As I stand on the threshold of beginning my own thesis I both envy you and congratulate you. It must feel good.
Just making sure you haven't jumped off the existential bridge. :-D
Thanks for the concern. I'm still safe on solid ground. I'll be updating soon with news on my fab new post-graduation life.
Congratulations, MGS. You'll do just fine, I think.
Congratulations!
I have social anxiety so I do not get in touch with students. that being said, they all act so confident and know what the hell is going on except of course me. I know it may sound mean but I am glad that it is not as easy as a piece of cake as they make it looks like!

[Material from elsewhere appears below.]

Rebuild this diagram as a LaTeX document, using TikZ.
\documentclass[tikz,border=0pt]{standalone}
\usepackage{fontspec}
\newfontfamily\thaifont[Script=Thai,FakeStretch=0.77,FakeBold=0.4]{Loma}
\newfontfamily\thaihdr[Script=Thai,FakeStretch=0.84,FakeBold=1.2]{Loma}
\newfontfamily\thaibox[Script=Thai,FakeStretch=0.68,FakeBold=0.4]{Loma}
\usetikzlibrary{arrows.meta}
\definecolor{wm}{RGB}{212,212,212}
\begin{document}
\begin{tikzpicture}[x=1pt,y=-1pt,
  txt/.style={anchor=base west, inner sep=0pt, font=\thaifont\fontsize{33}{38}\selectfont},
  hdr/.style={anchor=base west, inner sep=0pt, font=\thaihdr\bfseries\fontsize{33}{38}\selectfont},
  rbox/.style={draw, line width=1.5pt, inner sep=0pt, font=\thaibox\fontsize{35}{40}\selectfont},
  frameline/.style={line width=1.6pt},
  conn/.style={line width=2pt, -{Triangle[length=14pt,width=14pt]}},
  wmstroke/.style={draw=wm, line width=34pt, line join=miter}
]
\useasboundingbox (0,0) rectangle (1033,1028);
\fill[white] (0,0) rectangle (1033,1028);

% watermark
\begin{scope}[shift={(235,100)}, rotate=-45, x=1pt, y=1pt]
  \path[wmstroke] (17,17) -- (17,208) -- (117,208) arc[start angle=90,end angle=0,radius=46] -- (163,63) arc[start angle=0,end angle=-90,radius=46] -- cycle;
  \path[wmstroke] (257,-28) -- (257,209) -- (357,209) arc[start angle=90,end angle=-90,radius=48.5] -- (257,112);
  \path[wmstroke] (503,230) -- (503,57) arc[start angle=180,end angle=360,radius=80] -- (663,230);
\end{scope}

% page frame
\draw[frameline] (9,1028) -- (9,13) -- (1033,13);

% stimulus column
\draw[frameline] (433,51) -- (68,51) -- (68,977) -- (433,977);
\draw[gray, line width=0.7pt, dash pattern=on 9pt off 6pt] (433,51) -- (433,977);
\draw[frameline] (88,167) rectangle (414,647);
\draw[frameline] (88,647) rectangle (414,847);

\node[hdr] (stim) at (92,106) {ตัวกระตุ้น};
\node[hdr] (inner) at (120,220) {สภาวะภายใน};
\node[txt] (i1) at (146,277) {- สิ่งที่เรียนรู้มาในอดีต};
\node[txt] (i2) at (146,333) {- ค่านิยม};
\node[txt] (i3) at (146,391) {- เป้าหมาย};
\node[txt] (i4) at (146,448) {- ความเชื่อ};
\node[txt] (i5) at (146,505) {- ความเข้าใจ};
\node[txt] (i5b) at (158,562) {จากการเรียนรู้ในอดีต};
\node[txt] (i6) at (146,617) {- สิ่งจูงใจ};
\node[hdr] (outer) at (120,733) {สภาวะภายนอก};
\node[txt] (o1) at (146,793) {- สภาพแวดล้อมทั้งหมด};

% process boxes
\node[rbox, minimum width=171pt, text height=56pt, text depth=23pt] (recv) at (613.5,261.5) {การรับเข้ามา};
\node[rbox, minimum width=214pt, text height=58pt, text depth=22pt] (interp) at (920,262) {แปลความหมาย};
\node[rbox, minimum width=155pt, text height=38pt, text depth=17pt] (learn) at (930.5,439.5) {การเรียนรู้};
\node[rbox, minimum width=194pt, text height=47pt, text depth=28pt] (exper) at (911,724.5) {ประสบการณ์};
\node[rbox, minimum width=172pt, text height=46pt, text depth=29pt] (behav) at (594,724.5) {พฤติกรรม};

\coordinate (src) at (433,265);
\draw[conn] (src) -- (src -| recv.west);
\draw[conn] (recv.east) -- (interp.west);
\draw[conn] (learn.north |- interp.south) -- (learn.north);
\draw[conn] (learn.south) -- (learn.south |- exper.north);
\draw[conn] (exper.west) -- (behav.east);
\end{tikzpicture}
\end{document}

Man, I envy you. And I know what you've gone through, as I am currently working on my thesis, for like, the last 2 years now...

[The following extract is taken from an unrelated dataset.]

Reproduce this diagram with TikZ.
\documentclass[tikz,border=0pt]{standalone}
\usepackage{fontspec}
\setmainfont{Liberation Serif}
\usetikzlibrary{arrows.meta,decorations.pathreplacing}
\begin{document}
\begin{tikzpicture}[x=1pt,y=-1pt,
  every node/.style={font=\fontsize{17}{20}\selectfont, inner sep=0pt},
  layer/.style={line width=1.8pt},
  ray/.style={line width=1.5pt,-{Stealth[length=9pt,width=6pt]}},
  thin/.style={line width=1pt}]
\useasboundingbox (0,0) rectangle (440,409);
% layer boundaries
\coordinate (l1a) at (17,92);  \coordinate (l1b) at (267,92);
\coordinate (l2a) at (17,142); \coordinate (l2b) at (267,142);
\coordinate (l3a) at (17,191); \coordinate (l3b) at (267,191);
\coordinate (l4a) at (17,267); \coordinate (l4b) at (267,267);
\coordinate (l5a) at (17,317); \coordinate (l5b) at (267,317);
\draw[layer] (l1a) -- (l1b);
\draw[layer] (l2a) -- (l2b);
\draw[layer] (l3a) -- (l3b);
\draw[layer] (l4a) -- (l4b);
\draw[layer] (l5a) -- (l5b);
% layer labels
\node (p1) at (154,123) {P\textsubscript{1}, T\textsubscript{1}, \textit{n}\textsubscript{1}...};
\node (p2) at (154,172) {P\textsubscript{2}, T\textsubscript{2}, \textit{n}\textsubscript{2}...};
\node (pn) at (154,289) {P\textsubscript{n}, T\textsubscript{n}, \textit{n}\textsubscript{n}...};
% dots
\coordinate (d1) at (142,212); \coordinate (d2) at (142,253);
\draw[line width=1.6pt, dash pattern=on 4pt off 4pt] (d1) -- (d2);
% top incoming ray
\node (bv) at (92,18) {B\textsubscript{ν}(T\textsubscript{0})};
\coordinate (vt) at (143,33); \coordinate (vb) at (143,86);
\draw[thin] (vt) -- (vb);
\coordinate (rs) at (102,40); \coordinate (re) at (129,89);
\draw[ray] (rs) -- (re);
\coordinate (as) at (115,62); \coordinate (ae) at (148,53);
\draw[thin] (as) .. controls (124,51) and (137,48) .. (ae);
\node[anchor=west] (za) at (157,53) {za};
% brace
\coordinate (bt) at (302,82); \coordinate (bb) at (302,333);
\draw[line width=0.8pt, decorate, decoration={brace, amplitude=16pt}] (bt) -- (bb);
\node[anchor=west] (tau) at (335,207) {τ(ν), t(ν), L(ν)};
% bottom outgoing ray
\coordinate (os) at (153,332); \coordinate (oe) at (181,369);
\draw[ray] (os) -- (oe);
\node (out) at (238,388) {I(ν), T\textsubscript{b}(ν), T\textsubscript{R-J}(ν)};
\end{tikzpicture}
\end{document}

I am a freelance webdeveloper, work I'd much rather do than working on my thesis. I haven't completely stopped my job to devote myself to my thesis, despite several attempts. My job kept me from fully concentrating on my thesis, which started an endless cycle of procrastinating from my thesis by working, then feeling bad about delaying my study, going back to studying and finding that my job was much more fun and gratifying, which led me to accept yet another small job.
I am more concentrated now, and I have minimalized my job, also because I just want to get this thesis behind me. I know that feeling of 'my thesis is keeping me from enjoying life', but that's not fair. It's my life, my responsibility to make it enjoyable. What helps me in those cases is realizing that it's my choice to finish that thesis. If I really didn't care about it, I could stop right now and go back to my job full time.
RIght, this is turning into a blog post itself, maybe I'll finally start that blog...
Did doing a thesis actually help you out in the end?